Sharing a house with an unaltered cat can be very unpleasant. Males are extremely likely to spray, and females in heat can really make a pest of themselves – yowling at all hours and constantly demanding attention. The good news is that spaying and neutering are relatively straightforward procedures.
After a physical exam and maybe some pre-anesthetic blood work, the veterinarian or technician will anesthetize the cat. For spays, this usually involves one or more injections followed by an endotracheal tube placed in the windpipe through which the cat will breathe oxygen and anesthetic gasses. Next, the cat’s belly is shaved and scrubbed with antiseptic solutions. During the spay itself the surgeon makes an incision through the skin and abdominal wall; locates, ties off, and cuts free both ovaries and the body of the uterus; checks the abdomen for any abnormal bleeding; and sews the abdominal wall and skin back together. Veterinarians often use absorbable skin sutures that do not need to be removed once the incision has healed.

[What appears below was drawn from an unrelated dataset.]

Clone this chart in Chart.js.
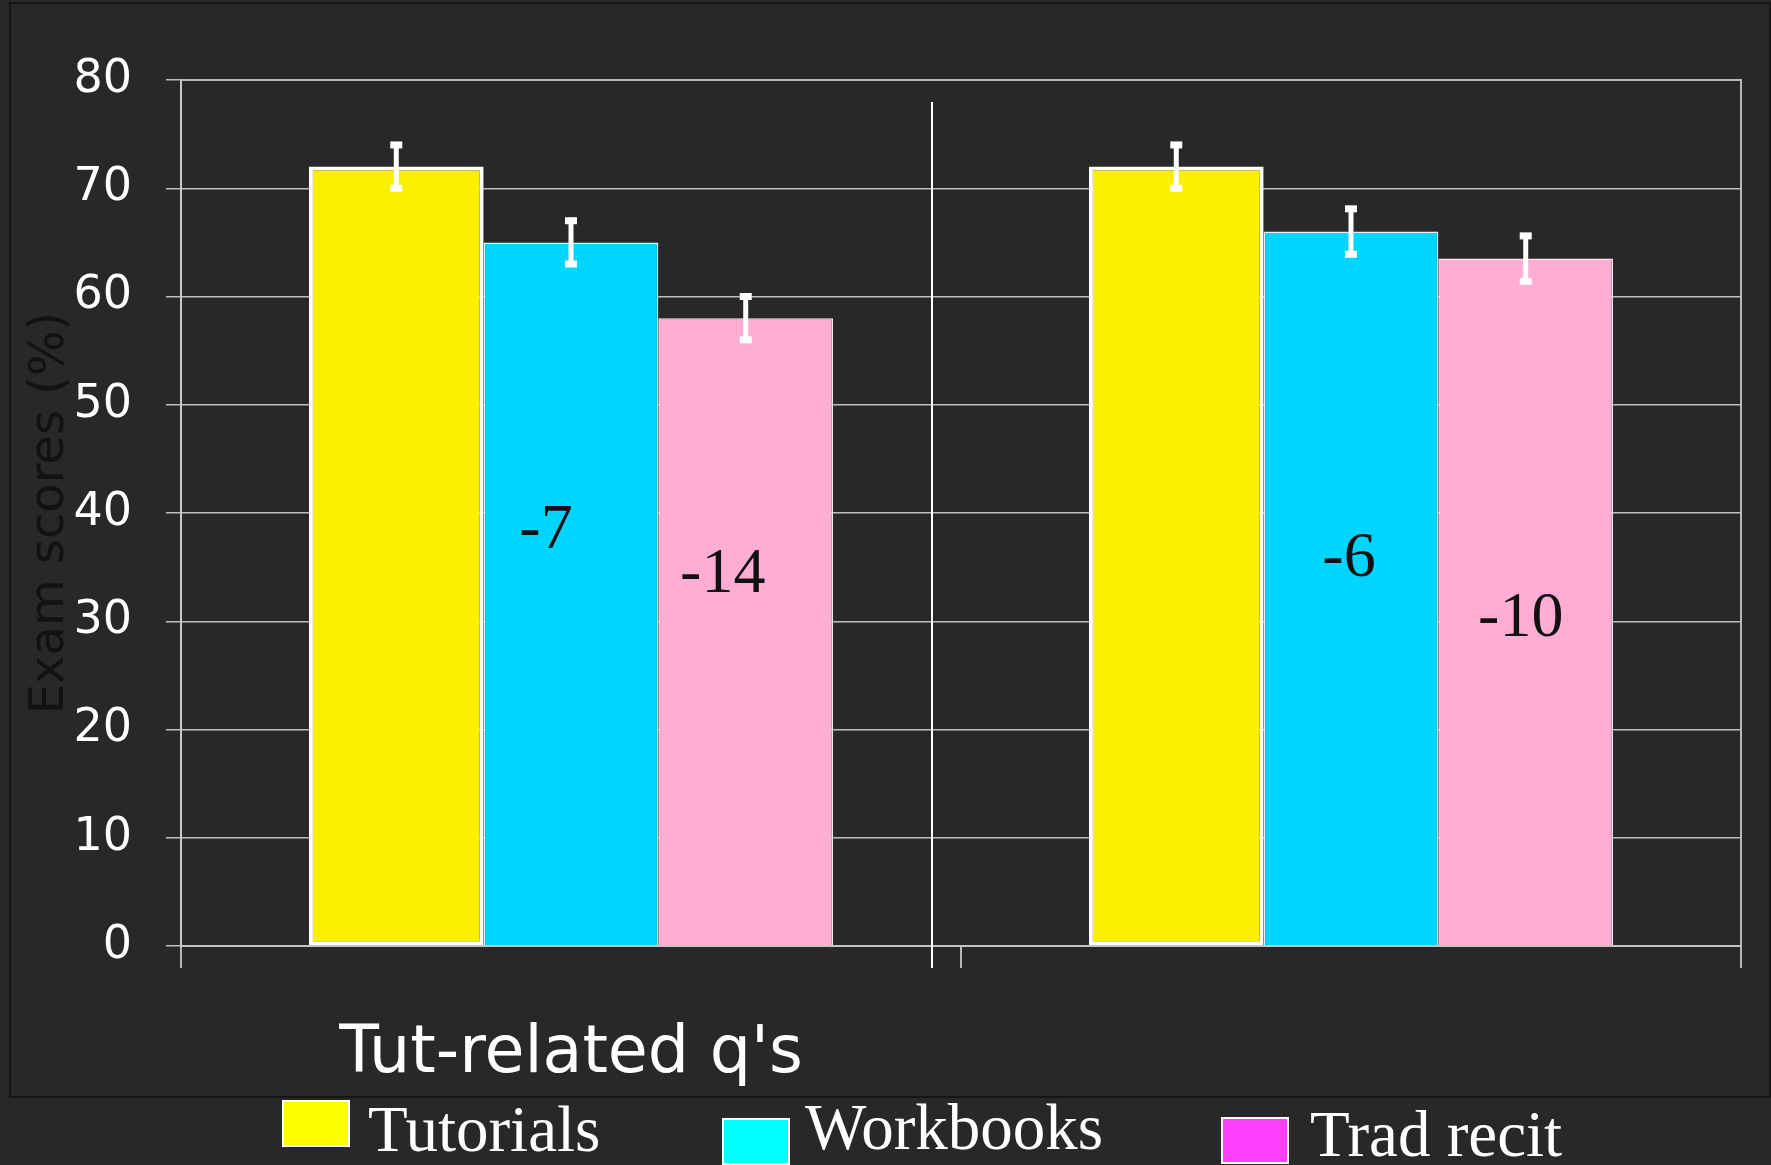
<!DOCTYPE html>
<html>
<head>
<meta charset="utf-8">
<script src="https://cdn.jsdelivr.net/npm/chart.js@4.4.1/dist/chart.umd.min.js"></script>
<style>
  html, body { margin: 0; padding: 0; background: #282828; }
  #wrap { position: relative; width: 1771px; height: 1165px; overflow: hidden; background: #282828; }
  #panel { position: absolute; left: 9px; top: 2px; width: 1758px; height: 1092px; border: 2px solid #161616; }
  #box { position: absolute; left: 0; top: 0; width: 1771px; height: 1165px; }
  .lg-box { position: absolute; width: 64px; height: 43px; border: 2px solid #ffffff; }
  .lg-text { position: absolute; font-family: "Liberation Serif", "Times New Roman", serif; font-size: 65px; line-height: 65px; color: #ffffff; white-space: nowrap; }
</style>
</head>
<body>
<div id="wrap">
  <div id="panel"></div>
  <div id="box"><canvas id="examChart"></canvas></div>

  <div class="lg-box" style="left:282px; top:1100px; background:#ffff00;"></div>
  <div class="lg-text" style="left:368px; top:1097px;">Tutorials</div>
  <div class="lg-box" style="left:722px; top:1118px; background:#00ffff;"></div>
  <div class="lg-text" style="left:805px; top:1095px;">Workbooks</div>
  <div class="lg-box" style="left:1221px; top:1117px; background:#ff40ff;"></div>
  <div class="lg-text" style="left:1310px; top:1102px;">Trad recit</div>
</div>

<script>
// datos
const categories = ["Tut-related q's", ""];
const tutorials = [72, 72];
const workbooks = [65, 66];
const tradRecit = [58, 63.5];

// barras de error (+/-)
const errTutorials = [2, 2];
const errWorkbooks = [2, 2.1];
const errTradRecit = [2, 2.1];

// diferencias escritas dentro de las barras
const diffWorkbooks = ['-7', '-6'];
const diffTradRecit = ['-14', '-10'];

const yTicks = [0, 10, 20, 30, 40, 50, 60, 70, 80];

// error bars + textos + marco
const extras = {
  id: 'extras',
  afterDatasetsDraw(chart) {
    const ctx = chart.ctx;
    const y = chart.scales.y;
    const errs = [errTutorials, errWorkbooks, errTradRecit];

    ctx.save();
    // marco del area
    const a = chart.chartArea;
    ctx.strokeStyle = '#b8b8b8';
    ctx.lineWidth = 2;
    ctx.beginPath();
    ctx.moveTo(a.left, a.top);
    ctx.lineTo(a.right, a.top);
    ctx.lineTo(a.right, a.bottom);
    ctx.stroke();

    chart.data.datasets.forEach((ds, i) => {
      const meta = chart.getDatasetMeta(i);
      meta.data.forEach((bar, j) => {
        const v = ds.data[j];
        const e = errs[i][j];
        const yTop = y.getPixelForValue(v + e);
        const yBot = y.getPixelForValue(v - e);
        ctx.strokeStyle = '#ffffff';
        ctx.fillStyle = '#ffffff';
        ctx.lineWidth = 5;
        ctx.beginPath();
        ctx.moveTo(bar.x, yTop);
        ctx.lineTo(bar.x, yBot);
        ctx.stroke();
        ctx.fillRect(bar.x - 6, yTop - 3.5, 12, 7);
        ctx.fillRect(bar.x - 6, yBot - 3.5, 12, 7);
      });
    });

    // textos -7, -14 ...
    const opts = chart.options.plugins.extras;
    ctx.fillStyle = '#111111';
    ctx.font = '64px "Liberation Serif", "Times New Roman", serif';
    ctx.textAlign = 'center';
    ctx.textBaseline = 'middle';
    const wb = chart.getDatasetMeta(1).data;
    const tr = chart.getDatasetMeta(2).data;
    diffWorkbooks.forEach((t, j) => {
      ctx.fillText(t, wb[j].x + opts.wbDx[j], y.getPixelForValue(opts.wbAt[j]));
    });
    diffTradRecit.forEach((t, j) => {
      ctx.fillText(t, tr[j].x + opts.trDx[j], y.getPixelForValue(opts.trAt[j]));
    });

    // linea separadora de la diapositiva
    ctx.strokeStyle = '#ffffff';
    ctx.lineWidth = 2;
    ctx.beginPath();
    ctx.moveTo(opts.sepX, opts.sepTop);
    ctx.lineTo(opts.sepX, opts.sepBottom);
    ctx.stroke();
    ctx.restore();
  }
};

const ctx = document.getElementById('examChart').getContext('2d');

new Chart(ctx, {
  type: 'bar',
  data: {
    labels: categories,
    datasets: [
      {
        label: 'Tutorials',
        data: tutorials,
        backgroundColor: '#fcf000',
        borderColor: '#ffffff',
        borderWidth: 4,
        borderSkipped: false
      },
      {
        label: 'Workbooks',
        data: workbooks,
        backgroundColor: '#00d5ff',
        borderColor: '#e6f4ff',
        borderWidth: 1.5
      },
      {
        label: 'Trad recit',
        data: tradRecit,
        backgroundColor: '#ffadd5',
        borderColor: '#f4e8ee',
        borderWidth: 1.5
      }
    ]
  },
  options: {
    responsive: true,
    maintainAspectRatio: false,
    animation: false,
    layout: {
      padding: { left: 0, right: 30, top: 80, bottom: 0 }
    },
    datasets: {
      bar: { barPercentage: 1.0, categoryPercentage: 0.672 }
    },
    scales: {
      x: {
        offset: true,
        grid: {
          offset: true,
          drawOnChartArea: false,
          tickLength: 22,
          color: '#b8b8b8',
          lineWidth: 2
        },
        border: { color: '#c4c4c4', width: 2 },
        ticks: {
          color: '#ffffff',
          padding: 48,
          font: { family: '"DejaVu Sans", Verdana, sans-serif', size: 65 }
        },
        afterFit(scale) { scale.height = 219; }
      },
      y: {
        min: 0,
        max: 80,
        afterBuildTicks(scale) { scale.ticks = yTicks.map(v => ({ value: v })); },
        grid: {
          color: '#bdbdbd',
          lineWidth: 1.5,
          tickLength: 15
        },
        border: { color: '#c8c8c8', width: 2 },
        ticks: {
          color: '#ffffff',
          padding: 34,
          font: { family: '"DejaVu Sans", Verdana, sans-serif', size: 46 }
        },
        title: {
          display: true,
          text: 'Exam scores (%)',
          color: '#121212',
          padding: { top: 22, bottom: 0 },
          font: { family: '"DejaVu Sans", Verdana, sans-serif', size: 48 }
        },
        afterFit(scale) { scale.width = 181; }
      }
    },
    plugins: {
      legend: { display: false },
      tooltip: { enabled: false },
      extras: {
        wbAt: [38.3, 35.7],
        trAt: [34.3, 30.2],
        wbDx: [-25, -2],
        trDx: [-23, -5],
        sepX: 932,
        sepTop: 102,
        sepBottom: 968
      }
    }
  },
  plugins: [extras]
});
</script>
</body>
</html>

Routine cat neuters are performed under injectable anesthesia only (i.e., no inhalant anesthetics or oxygen required). Once the pet is deeply asleep and unable to feel any pain, the veterinarian or technician removes the hair from the scrotum and thoroughly cleans the area. The surgeon then makes a small incision over one testicle, ties off and cuts the spermatic cord and blood vessels, and repeats the procedure on the second side. No skin sutures are needed. Pain relief, other than what is given at the time of surgery, is usually not required.
Post-operatively, owners should watch their cats for any abnormalities for about a week. Females may go home with a few days of medication to relieve pain and an Elizabethan collar if licking is a problem.